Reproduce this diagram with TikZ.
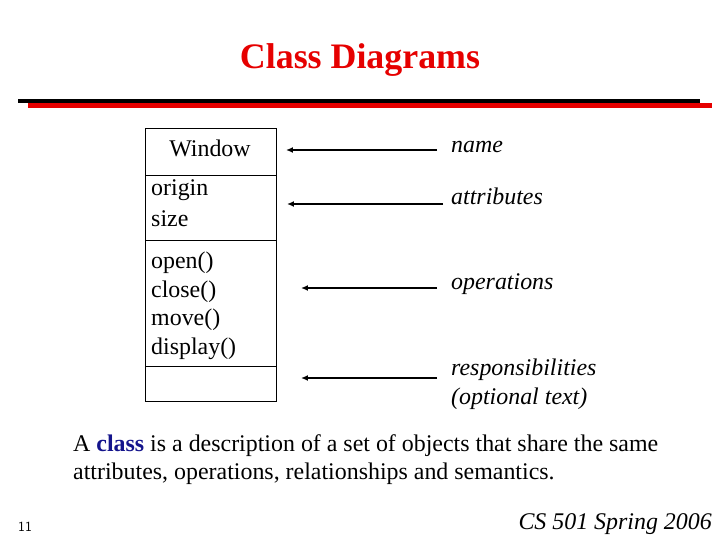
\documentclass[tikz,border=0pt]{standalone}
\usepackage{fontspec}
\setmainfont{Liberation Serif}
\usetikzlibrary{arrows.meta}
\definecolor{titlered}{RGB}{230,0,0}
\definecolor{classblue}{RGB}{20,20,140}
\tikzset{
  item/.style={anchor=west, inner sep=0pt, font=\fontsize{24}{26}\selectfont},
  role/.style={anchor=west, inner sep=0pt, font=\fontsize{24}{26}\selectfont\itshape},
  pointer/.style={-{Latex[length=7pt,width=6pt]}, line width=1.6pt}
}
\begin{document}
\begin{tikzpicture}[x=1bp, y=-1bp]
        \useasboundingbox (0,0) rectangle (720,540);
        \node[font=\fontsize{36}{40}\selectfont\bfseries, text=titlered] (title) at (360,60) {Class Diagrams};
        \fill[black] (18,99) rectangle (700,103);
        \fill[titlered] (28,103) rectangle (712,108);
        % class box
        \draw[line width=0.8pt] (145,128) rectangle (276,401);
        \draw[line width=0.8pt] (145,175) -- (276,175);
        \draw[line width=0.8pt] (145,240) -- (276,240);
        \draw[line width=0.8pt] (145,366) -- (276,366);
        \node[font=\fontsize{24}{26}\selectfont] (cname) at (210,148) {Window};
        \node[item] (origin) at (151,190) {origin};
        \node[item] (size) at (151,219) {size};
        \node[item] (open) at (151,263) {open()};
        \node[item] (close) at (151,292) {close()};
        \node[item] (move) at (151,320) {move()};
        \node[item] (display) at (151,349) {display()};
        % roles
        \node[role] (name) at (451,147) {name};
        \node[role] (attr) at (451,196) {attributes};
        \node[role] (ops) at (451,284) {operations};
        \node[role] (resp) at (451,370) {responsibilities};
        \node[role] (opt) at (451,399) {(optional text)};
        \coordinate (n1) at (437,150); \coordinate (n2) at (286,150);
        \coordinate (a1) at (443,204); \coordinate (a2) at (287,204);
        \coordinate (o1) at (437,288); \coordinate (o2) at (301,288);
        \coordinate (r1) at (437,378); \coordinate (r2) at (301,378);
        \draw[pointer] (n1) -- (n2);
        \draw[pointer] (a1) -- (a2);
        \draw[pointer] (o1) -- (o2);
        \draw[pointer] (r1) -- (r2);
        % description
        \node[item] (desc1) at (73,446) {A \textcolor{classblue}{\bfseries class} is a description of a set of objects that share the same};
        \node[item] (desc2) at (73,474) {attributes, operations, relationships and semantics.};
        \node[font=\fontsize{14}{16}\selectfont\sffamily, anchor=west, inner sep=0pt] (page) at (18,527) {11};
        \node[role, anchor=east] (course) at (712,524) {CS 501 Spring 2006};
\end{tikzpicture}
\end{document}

**Exercise prompt:** Copy out each line exactly, without the pictures.

**Response:**
Reproduce this diagram with TikZ.
\documentclass[tikz,border=0pt]{standalone}
\usepackage{fontspec}
\setmainfont{Liberation Serif}
\usetikzlibrary{arrows.meta}
\definecolor{titlered}{RGB}{230,0,0}
\definecolor{classblue}{RGB}{20,20,140}
\tikzset{
  item/.style={anchor=west, inner sep=0pt, font=\fontsize{24}{26}\selectfont},
  role/.style={anchor=west, inner sep=0pt, font=\fontsize{24}{26}\selectfont\itshape},
  pointer/.style={-{Latex[length=7pt,width=6pt]}, line width=1.6pt}
}
\begin{document}
\begin{tikzpicture}[x=1bp, y=-1bp]
        \useasboundingbox (0,0) rectangle (720,540);
        \node[font=\fontsize{36}{40}\selectfont\bfseries, text=titlered] (title) at (360,60) {Class Diagrams};
        \fill[black] (18,99) rectangle (700,103);
        \fill[titlered] (28,103) rectangle (712,108);
        % class box
        \draw[line width=0.8pt] (145,128) rectangle (276,401);
        \draw[line width=0.8pt] (145,175) -- (276,175);
        \draw[line width=0.8pt] (145,240) -- (276,240);
        \draw[line width=0.8pt] (145,366) -- (276,366);
        \node[font=\fontsize{24}{26}\selectfont] (cname) at (210,148) {Window};
        \node[item] (origin) at (151,190) {origin};
        \node[item] (size) at (151,219) {size};
        \node[item] (open) at (151,263) {open()};
        \node[item] (close) at (151,292) {close()};
        \node[item] (move) at (151,320) {move()};
        \node[item] (display) at (151,349) {display()};
        % roles
        \node[role] (name) at (451,147) {name};
        \node[role] (attr) at (451,196) {attributes};
        \node[role] (ops) at (451,284) {operations};
        \node[role] (resp) at (451,370) {responsibilities};
        \node[role] (opt) at (451,399) {(optional text)};
        \coordinate (n1) at (437,150); \coordinate (n2) at (286,150);
        \coordinate (a1) at (443,204); \coordinate (a2) at (287,204);
        \coordinate (o1) at (437,288); \coordinate (o2) at (301,288);
        \coordinate (r1) at (437,378); \coordinate (r2) at (301,378);
        \draw[pointer] (n1) -- (n2);
        \draw[pointer] (a1) -- (a2);
        \draw[pointer] (o1) -- (o2);
        \draw[pointer] (r1) -- (r2);
        % description
        \node[item] (desc1) at (73,446) {A \textcolor{classblue}{\bfseries class} is a description of a set of objects that share the same};
        \node[item] (desc2) at (73,474) {attributes, operations, relationships and semantics.};
        \node[font=\fontsize{14}{16}\selectfont\sffamily, anchor=west, inner sep=0pt] (page) at (18,527) {11};
        \node[role, anchor=east] (course) at (712,524) {CS 501 Spring 2006};
\end{tikzpicture}
\end{document}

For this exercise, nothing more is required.